Recorded data

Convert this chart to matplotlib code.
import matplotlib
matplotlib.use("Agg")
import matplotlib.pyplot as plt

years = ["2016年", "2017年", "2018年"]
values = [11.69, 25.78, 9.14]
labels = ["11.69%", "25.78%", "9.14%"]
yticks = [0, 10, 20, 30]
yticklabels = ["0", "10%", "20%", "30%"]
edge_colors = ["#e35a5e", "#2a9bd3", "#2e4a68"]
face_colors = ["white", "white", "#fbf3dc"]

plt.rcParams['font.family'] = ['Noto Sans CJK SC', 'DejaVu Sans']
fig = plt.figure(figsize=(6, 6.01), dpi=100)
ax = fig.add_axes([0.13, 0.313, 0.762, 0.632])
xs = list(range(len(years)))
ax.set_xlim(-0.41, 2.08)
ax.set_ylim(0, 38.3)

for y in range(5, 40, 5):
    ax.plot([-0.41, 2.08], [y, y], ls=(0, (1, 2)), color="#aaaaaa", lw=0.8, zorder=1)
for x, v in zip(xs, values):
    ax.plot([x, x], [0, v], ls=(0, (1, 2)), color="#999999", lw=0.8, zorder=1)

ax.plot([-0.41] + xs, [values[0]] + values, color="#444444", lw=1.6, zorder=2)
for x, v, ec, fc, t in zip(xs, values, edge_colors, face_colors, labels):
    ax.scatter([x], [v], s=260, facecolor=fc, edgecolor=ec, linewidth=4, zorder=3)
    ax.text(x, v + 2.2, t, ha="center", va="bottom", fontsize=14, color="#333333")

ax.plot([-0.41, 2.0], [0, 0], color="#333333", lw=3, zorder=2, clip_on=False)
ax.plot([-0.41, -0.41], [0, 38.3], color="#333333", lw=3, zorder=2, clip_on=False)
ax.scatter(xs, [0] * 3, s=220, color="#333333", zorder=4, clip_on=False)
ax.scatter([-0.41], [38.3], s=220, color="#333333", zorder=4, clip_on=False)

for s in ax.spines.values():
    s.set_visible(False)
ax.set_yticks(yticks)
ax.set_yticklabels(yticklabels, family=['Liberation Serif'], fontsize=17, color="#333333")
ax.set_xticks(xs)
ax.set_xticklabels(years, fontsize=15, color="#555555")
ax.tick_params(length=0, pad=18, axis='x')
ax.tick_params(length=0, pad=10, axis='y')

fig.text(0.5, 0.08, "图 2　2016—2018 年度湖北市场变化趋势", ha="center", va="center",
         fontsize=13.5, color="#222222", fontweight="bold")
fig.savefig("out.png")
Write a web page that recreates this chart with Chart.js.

What the task asks
Each line above must be reproduced exactly as it stands.

Correct response
Convert this chart to matplotlib code.
import matplotlib
matplotlib.use("Agg")
import matplotlib.pyplot as plt

years = ["2016年", "2017年", "2018年"]
values = [11.69, 25.78, 9.14]
labels = ["11.69%", "25.78%", "9.14%"]
yticks = [0, 10, 20, 30]
yticklabels = ["0", "10%", "20%", "30%"]
edge_colors = ["#e35a5e", "#2a9bd3", "#2e4a68"]
face_colors = ["white", "white", "#fbf3dc"]

plt.rcParams['font.family'] = ['Noto Sans CJK SC', 'DejaVu Sans']
fig = plt.figure(figsize=(6, 6.01), dpi=100)
ax = fig.add_axes([0.13, 0.313, 0.762, 0.632])
xs = list(range(len(years)))
ax.set_xlim(-0.41, 2.08)
ax.set_ylim(0, 38.3)

for y in range(5, 40, 5):
    ax.plot([-0.41, 2.08], [y, y], ls=(0, (1, 2)), color="#aaaaaa", lw=0.8, zorder=1)
for x, v in zip(xs, values):
    ax.plot([x, x], [0, v], ls=(0, (1, 2)), color="#999999", lw=0.8, zorder=1)

ax.plot([-0.41] + xs, [values[0]] + values, color="#444444", lw=1.6, zorder=2)
for x, v, ec, fc, t in zip(xs, values, edge_colors, face_colors, labels):
    ax.scatter([x], [v], s=260, facecolor=fc, edgecolor=ec, linewidth=4, zorder=3)
    ax.text(x, v + 2.2, t, ha="center", va="bottom", fontsize=14, color="#333333")

ax.plot([-0.41, 2.0], [0, 0], color="#333333", lw=3, zorder=2, clip_on=False)
ax.plot([-0.41, -0.41], [0, 38.3], color="#333333", lw=3, zorder=2, clip_on=False)
ax.scatter(xs, [0] * 3, s=220, color="#333333", zorder=4, clip_on=False)
ax.scatter([-0.41], [38.3], s=220, color="#333333", zorder=4, clip_on=False)

for s in ax.spines.values():
    s.set_visible(False)
ax.set_yticks(yticks)
ax.set_yticklabels(yticklabels, family=['Liberation Serif'], fontsize=17, color="#333333")
ax.set_xticks(xs)
ax.set_xticklabels(years, fontsize=15, color="#555555")
ax.tick_params(length=0, pad=18, axis='x')
ax.tick_params(length=0, pad=10, axis='y')

fig.text(0.5, 0.08, "图 2　2016—2018 年度湖北市场变化趋势", ha="center", va="center",
         fontsize=13.5, color="#222222", fontweight="bold")
fig.savefig("out.png")
Write a web page that recreates this chart with Chart.js.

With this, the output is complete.